Чехов, как правило, подчеркивает, акцентирует тайну человеческого выбора, связанную с каким-то неразложимым ядром личности. Именно потому финалы его произведений часто содержат не событийный итог, а лирический (здесь совпадает, сливается мысль героя и голос автора) безответный вопрос.

«Как зарождается любовь… все это неизвестно и обо всем этом можно толковать как угодно. До сих пор о любви была сказана только одна неоспоримая правда, а именно, что “тайна сия велика есть”, все же остальное, что писали и говорили о любви, было не решением, а только постановкой вопросов, которые так и остались неразрешенными» («О любви»).

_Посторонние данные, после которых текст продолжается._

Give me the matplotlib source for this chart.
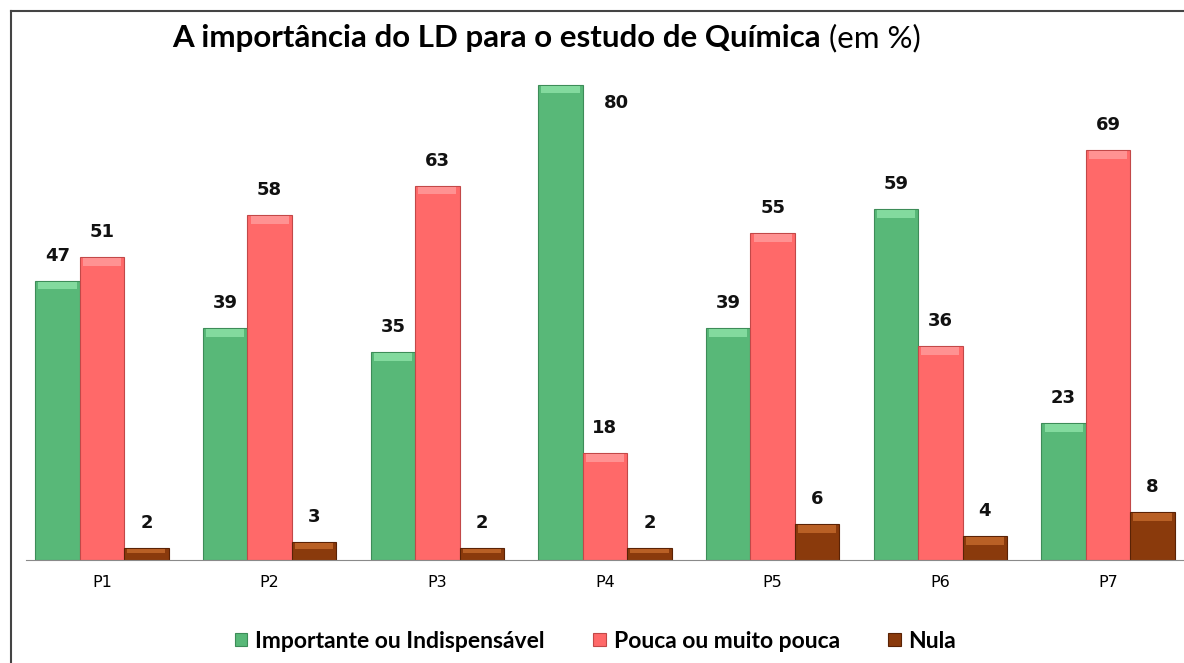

«Ах, как она его любит!.. За этого чужого ей мальчика, за его ямочки на щеках, за картуз она отдала бы всю свою жизнь, отдала бы с радостью, со слезами умиления. Почему? А кто ж его знает – почему?» («Душечка»).

Сначала сам писатель, а потом несколько его героев (в «Скучной истории», «О любви») повторяют одну и ту же формулу: нужно индивидуализировать каждый отдельный случай. В рассказах о любви Чехов предпочитает разнообразие вариантов однозначности объяснений.

Легкий флирт, за которым человек, кажется, и сам не заметил настоящее чувство: «А мне теперь, когда я стал старше, уже непонятно, зачем я говорил те слова, для чего шутил…» («Шуточка»). Томление юношеской плоти, кончающееся «падением» и самоубийством («Володя»). Еще одна вспышка внезапной страсти, ведущая к трагедии: «Теперь скажите: что еще недоброе может со мной случиться?» («Шампанское»).

Но можно, оказывается, всю жизнь скрывать свое чувство, не поддаваться страсти, входить в положение – и тоже очнуться с ощущением потерянной жизни: «Целуя ее лицо, плечи, руки, мокрые от слез, – о, как мы были с ней несчастны! – я признался ей в своей любви, и со жгучей болью в сердце я понял, как ненужно, мелко и как обманчиво было все то, что мешало нам любить. Я понял, что когда любишь, то в своих рассуждениях об этой любви нужно исходить от высшего, от более важного, чем счастье или несчастье, грех или добродетель в их ходячем смысле, или не рассуждать вовсе» («О любви»).